Ultimately, the market is seeking confirmation that Micron is transitioning from a cyclical memory supplier into a structural beneficiary of the AI infrastructure wave. How management communicates that shift could determine whether MU stock sustains its rally through the end of 2025.

Is Micron still a buy after the rally?

On balance, Micron remains an attractive medium-term investment for those seeking exposure to the AI hardware buildout. Its improving gross margins, expanding HBM share, and growing institutional support are strong positives. That said, with the stock already near Stifel’s revised target, chasing it at current levels carries risk.

For long-term investors, the strategy may be to accumulate on dips rather than chase the momentum. For shorter-term traders, volatility around earnings could present opportunities on both sides of the trade. The company’s repositioning as a structural enabler of AI gives it credibility to command a higher multiple, but execution in the next two quarters will be critical in maintaining that narrative.

Can Micron Technology maintain margin expansion as AI data centers dominate its revenue mix?

Looking beyond Q4, analysts expect Micron to continue ramping HBM3E capacity and push ahead with HBM4 development through 2026. Additional supply agreements with hyperscalers such as Amazon Web Services, Microsoft Azure, and Google Cloud are expected to underpin growth.

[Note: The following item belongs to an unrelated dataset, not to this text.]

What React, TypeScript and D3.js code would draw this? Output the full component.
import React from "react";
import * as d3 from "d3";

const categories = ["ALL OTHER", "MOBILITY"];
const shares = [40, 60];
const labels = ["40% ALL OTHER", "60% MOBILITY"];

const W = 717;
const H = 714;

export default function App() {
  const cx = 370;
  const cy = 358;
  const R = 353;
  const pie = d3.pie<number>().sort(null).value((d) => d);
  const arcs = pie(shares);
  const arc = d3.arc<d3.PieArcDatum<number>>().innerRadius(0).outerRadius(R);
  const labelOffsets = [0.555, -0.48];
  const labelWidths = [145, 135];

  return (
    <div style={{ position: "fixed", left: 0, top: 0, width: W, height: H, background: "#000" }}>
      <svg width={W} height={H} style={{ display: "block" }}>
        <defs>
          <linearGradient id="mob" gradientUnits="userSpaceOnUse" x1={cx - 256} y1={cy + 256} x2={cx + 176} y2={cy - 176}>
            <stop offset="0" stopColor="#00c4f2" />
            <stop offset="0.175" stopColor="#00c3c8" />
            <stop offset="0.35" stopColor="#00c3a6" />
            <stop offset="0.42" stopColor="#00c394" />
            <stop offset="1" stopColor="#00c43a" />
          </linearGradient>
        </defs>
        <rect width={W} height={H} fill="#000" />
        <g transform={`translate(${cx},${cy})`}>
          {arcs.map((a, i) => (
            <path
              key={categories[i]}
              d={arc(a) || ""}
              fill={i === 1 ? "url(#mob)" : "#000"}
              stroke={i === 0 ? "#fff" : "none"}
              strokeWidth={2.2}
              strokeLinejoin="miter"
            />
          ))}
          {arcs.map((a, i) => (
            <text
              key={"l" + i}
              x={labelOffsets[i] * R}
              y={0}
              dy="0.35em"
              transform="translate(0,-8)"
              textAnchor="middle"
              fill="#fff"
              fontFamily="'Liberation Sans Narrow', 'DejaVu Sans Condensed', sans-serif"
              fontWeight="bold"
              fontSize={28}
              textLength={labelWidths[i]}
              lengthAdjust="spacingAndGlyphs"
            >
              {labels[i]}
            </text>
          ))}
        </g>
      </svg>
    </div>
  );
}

The true test will be whether Micron can sustain gross margins above 40 percent across multiple cycles. If achieved, this would represent a structural re-rating of the company’s valuation closer to premium peers rather than being lumped in with legacy memory makers. For now, Stifel’s bullish call captures the prevailing market mood. Whether Micron can deliver on that optimism in the coming weeks will determine whether MU stock continues its climb or pauses for consolidation.